(Source code of charts)
···

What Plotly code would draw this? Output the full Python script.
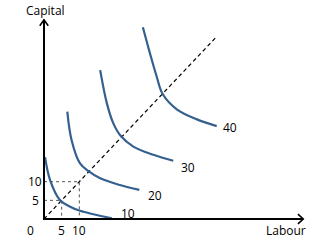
import plotly.graph_objects as go

# Isoquant data (Labour, Capital)
q10_L = [0.3, 1.7, 4.5, 7.4, 10.2, 14.0, 19.2]
q10_K = [16.6, 10.5, 5.1, 3.3, 2.2, 1.26, 0.2]
q20_L = [6.6, 7.8, 10.2, 12.8, 15.9, 21.5, 27.0]
q20_K = [28.8, 21.2, 14.9, 12.7, 10.9, 9.1, 7.8]
q30_L = [15.9, 17.8, 19.6, 21.7, 25.3, 31.0, 36.6]
q30_K = [39.9, 31.0, 25.7, 22.3, 19.4, 17.2, 15.6]
q40_L = [28.0, 30.0, 31.9, 33.6, 37.6, 43.3, 48.9]
q40_K = [51.4, 44.4, 38.2, 33.5, 29.4, 26.7, 24.9]
levels = ["10", "20", "30", "40"]
label_pos = [(23.8, 1.6), (31.4, 6.4), (40.8, 13.9), (52.7, 24.4)]
ticks = [5, 10]
ray_end = 48.6
x_max = 73.4
y_max = 53.4

blue = "#34608f"
fig = go.Figure()

# dotted guides
for t in ticks:
    fig.add_trace(go.Scatter(x=[0, t, t], y=[t, t, 0], mode="lines",
                             line=dict(color="#555555", width=1, dash="dot"),
                             hoverinfo="skip", showlegend=False))
# expansion path
fig.add_trace(go.Scatter(x=[0, ray_end], y=[0, ray_end], mode="lines",
                         line=dict(color="black", width=1.2, dash="4px,3px"),
                         showlegend=False))
# isoquants
for L, K in [(q10_L, q10_K), (q20_L, q20_K), (q30_L, q30_K), (q40_L, q40_K)]:
    fig.add_trace(go.Scatter(x=L, y=K, mode="lines", line=dict(color=blue, width=2.2, shape="spline"),
                             showlegend=False))
# axes
fig.add_trace(go.Scatter(x=[0, 0, x_max], y=[y_max, 0, 0], mode="lines",
                         line=dict(color="black", width=2), showlegend=False))
# arrowheads
fig.add_trace(go.Scatter(x=[-1.2, 0, 1.2], y=[y_max - 1.6, y_max, y_max - 1.6], mode="lines",
                         line=dict(color="black", width=1.6), showlegend=False))
fig.add_trace(go.Scatter(x=[x_max - 1.5, x_max, x_max - 1.5], y=[1.3, 0, -1.3], mode="lines",
                         line=dict(color="black", width=1.6), showlegend=False))

font = dict(family="Open Sans, Liberation Sans, sans-serif", size=12, color="black")
ann = []
for lab, (x, y) in zip(levels, label_pos):
    ann.append(dict(x=x, y=y, text=lab, showarrow=False, font=font))
ann.append(dict(x=0.3, y=56.0, text="Capital", showarrow=False, font=font))
ann.append(dict(x=68.6, y=-3.2, text="Labour", showarrow=False, font=font))
ann.append(dict(x=-3.7, y=-3.2, text="0", showarrow=False, font=font))
for t in ticks:
    ann.append(dict(x=t, y=-3.2, text=str(t), showarrow=False, font=font))
    ann.append(dict(x=-2.55, y=t, text=str(t), showarrow=False, font=font))

fig.update_layout(
    width=311, height=244, margin=dict(l=0, r=0, t=0, b=0),
    paper_bgcolor="white", plot_bgcolor="white",
    xaxis=dict(range=[-12.46, 75.6], visible=False),
    yaxis=dict(range=[-6.7, 58.7], visible=False),
    annotations=ann, showlegend=False,
)
fig.write_html("out.html")
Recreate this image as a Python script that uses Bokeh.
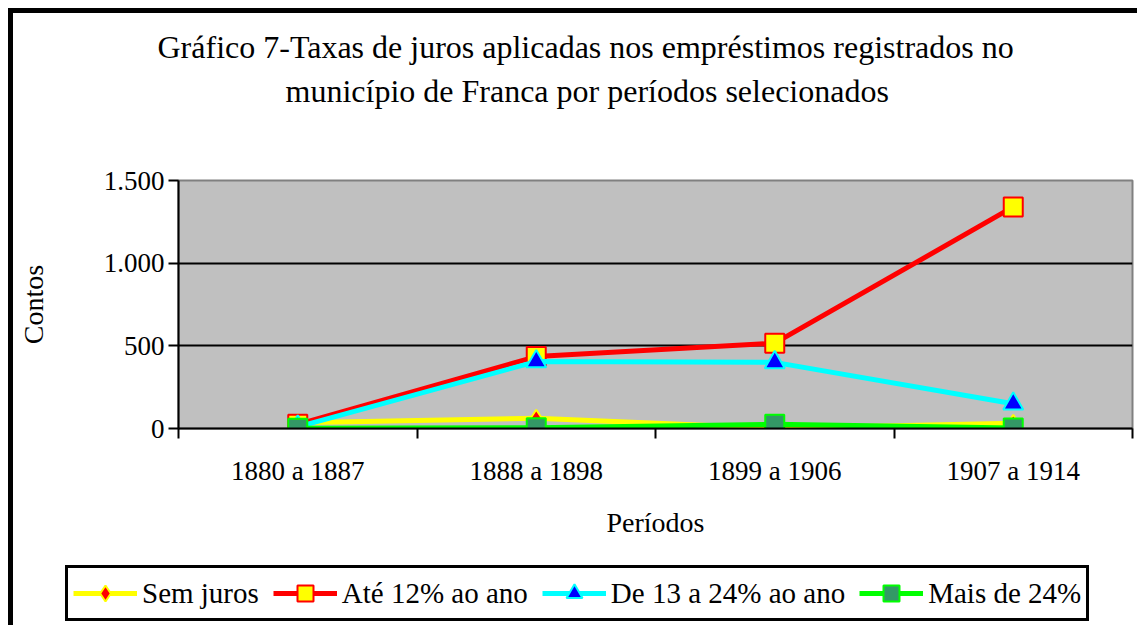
from bokeh.plotting import figure
from bokeh.layouts import column
from bokeh.models import (FixedTicker, Range1d, Legend, LegendItem, Title, ColumnDataSource)
from bokeh.embed import file_html
from bokeh.resources import INLINE

categories = ["1880 a 1887", "1888 a 1898", "1899 a 1906", "1907 a 1914"]
sem_juros = [35, 62, 2, 32]
ate_12 = [25, 435, 516, 1340]
de_13_24 = [10, 405, 400, 150]
mais_24 = [2, 5, 25, 3]
y_ticks = [0, 500, 1000, 1500]
y_tick_labels = ["0", "500", "1.000", "1.500"]

FONT = "Liberation Serif"
xs = [i + 0.5 for i in range(len(categories))]

p = figure(frame_width=954, frame_height=248, output_backend="svg", toolbar_location=None,
           x_range=Range1d(0, len(categories)), y_range=Range1d(0, 1500),
           min_border_left=165, min_border_right=5, min_border_top=167, min_border_bottom=0,
           background_fill_color="#C0C0C0", border_fill_color="white",
           outline_line_color="#808080", outline_line_width=2)

def title(text, size, standoff, offset=0):
    return Title(text=text, align="left", offset=offset, text_font=FONT,
                 text_font_size=size, text_font_style="normal", text_color="black",
                 standoff=standoff)

# above: nearest the frame first
p.add_layout(title("\u00a0", "1px", 66), "above")
p.add_layout(title("município de Franca por períodos selecionados", "32px", 6, 107), "above")
p.add_layout(title("Gráfico 7-Taxas de juros aplicadas nos empréstimos registrados no", "32px", 6, -21), "above")

# axes
p.xaxis.ticker = FixedTicker(ticks=xs, minor_ticks=list(range(len(categories) + 1)))
p.xaxis.major_label_overrides = {x: c for x, c in zip(xs, categories)}
p.yaxis.ticker = FixedTicker(ticks=y_ticks)
p.yaxis.major_label_overrides = {t: l for t, l in zip(y_ticks, y_tick_labels)}

for ax in (p.xaxis[0], p.yaxis[0]):
    ax.axis_line_color = "black"
    ax.axis_line_width = 2
    ax.major_tick_line_color = "black"
    ax.major_tick_line_width = 2
    ax.major_label_text_font = FONT
    ax.major_label_text_font_size = "27px"
    ax.major_label_text_color = "black"
    ax.axis_label_text_font = FONT
    ax.axis_label_text_font_size = "28px"
    ax.axis_label_text_font_style = "normal"
    ax.axis_label_text_color = "black"

p.xaxis.major_tick_out = 0
p.xaxis.major_tick_in = 0
p.xaxis.minor_tick_out = 10
p.xaxis.minor_tick_in = 0
p.xaxis.minor_tick_line_color = "black"
p.xaxis.minor_tick_line_width = 2
p.xaxis.major_label_standoff = 17
p.xaxis.axis_label = "Períodos"
p.xaxis.axis_label_standoff = 18

p.yaxis.major_tick_out = 10
p.yaxis.major_tick_in = 0
p.yaxis.minor_tick_out = 0
p.yaxis.minor_tick_in = 0
p.yaxis.major_label_standoff = 4
p.yaxis.axis_label = "Contos"
p.yaxis.axis_label_standoff = 52

p.xgrid.visible = False
p.ygrid.ticker = FixedTicker(ticks=y_ticks[1:-1])
p.ygrid.grid_line_color = "black"
p.ygrid.grid_line_width = 2

series = [
    ("Sem juros", sem_juros, "#FFFF00", "diamond", "#FF0000", "#FFFF00", 17),
    ("Até 12% ao ano", ate_12, "#FF0000", "square", "#FFFF00", "#FF0000", 19),
    ("De 13 a 24% ao ano", de_13_24, "#00FFFF", "triangle", "#0000FF", "#00FFFF", 20),
    ("Mais de 24%", mais_24, "#00FF00", "square", "#339966", "#00FF00", 19),
]

# legend strip below the chart (its renderers sit outside its visible ranges)
p_leg = figure(frame_width=1124, frame_height=85, output_backend="svg", toolbar_location=None,
               x_range=Range1d(100, 101), y_range=Range1d(10000, 10001),
               min_border=0, x_axis_location=None, y_axis_location=None,
               outline_line_color=None, background_fill_color="white", border_fill_color="white")
p_leg.grid.visible = False

items = []
for name, vals, lc, mk, fc, mlc, sz in series:
    src = ColumnDataSource(dict(x=xs, y=vals))
    p.line("x", "y", source=src, line_color=lc, line_width=5)
    p.scatter("x", "y", source=src, marker=mk, size=sz, fill_color=fc,
              line_color=mlc, line_width=2)
    lr = p_leg.line("x", "y", source=src, line_color=lc, line_width=5)
    sr = p_leg.scatter("x", "y", source=src, marker=mk, size=sz, fill_color=fc,
                       line_color=mlc, line_width=2)
    items.append(LegendItem(label=name, renderers=[lr, sr]))

legend = Legend(items=items, orientation="horizontal", location=(52, 4),
                label_text_font=FONT, label_text_font_size="29px", label_text_color="black",
                border_line_color="black", border_line_width=3, border_line_alpha=1,
                background_fill_color="white", background_fill_alpha=1,
                glyph_width=64, glyph_height=40,
                label_standoff=5, spacing=14, padding=5, margin=0)
p_leg.add_layout(legend, "center")

layout = column(p, p_leg, spacing=0,
                styles={"margin-left": "8px", "margin-top": "8px",
                        "border-left": "5px solid black", "border-top": "5px solid black"})

open("out.html", "w").write(file_html(layout, INLINE))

···

=== SET PROBLEM ===
Up in the listing, locate the line with "Recreate this image"; print it and every line after it down to the line with "from bokeh.resources import INLINE", which is included too. Skip the pictures.

=== RESPONSE TO THE EXERCISE ===
Recreate this image as a Python script that uses Bokeh.
from bokeh.plotting import figure
from bokeh.layouts import column
from bokeh.models import (FixedTicker, Range1d, Legend, LegendItem, Title, ColumnDataSource)
from bokeh.embed import file_html
from bokeh.resources import INLINE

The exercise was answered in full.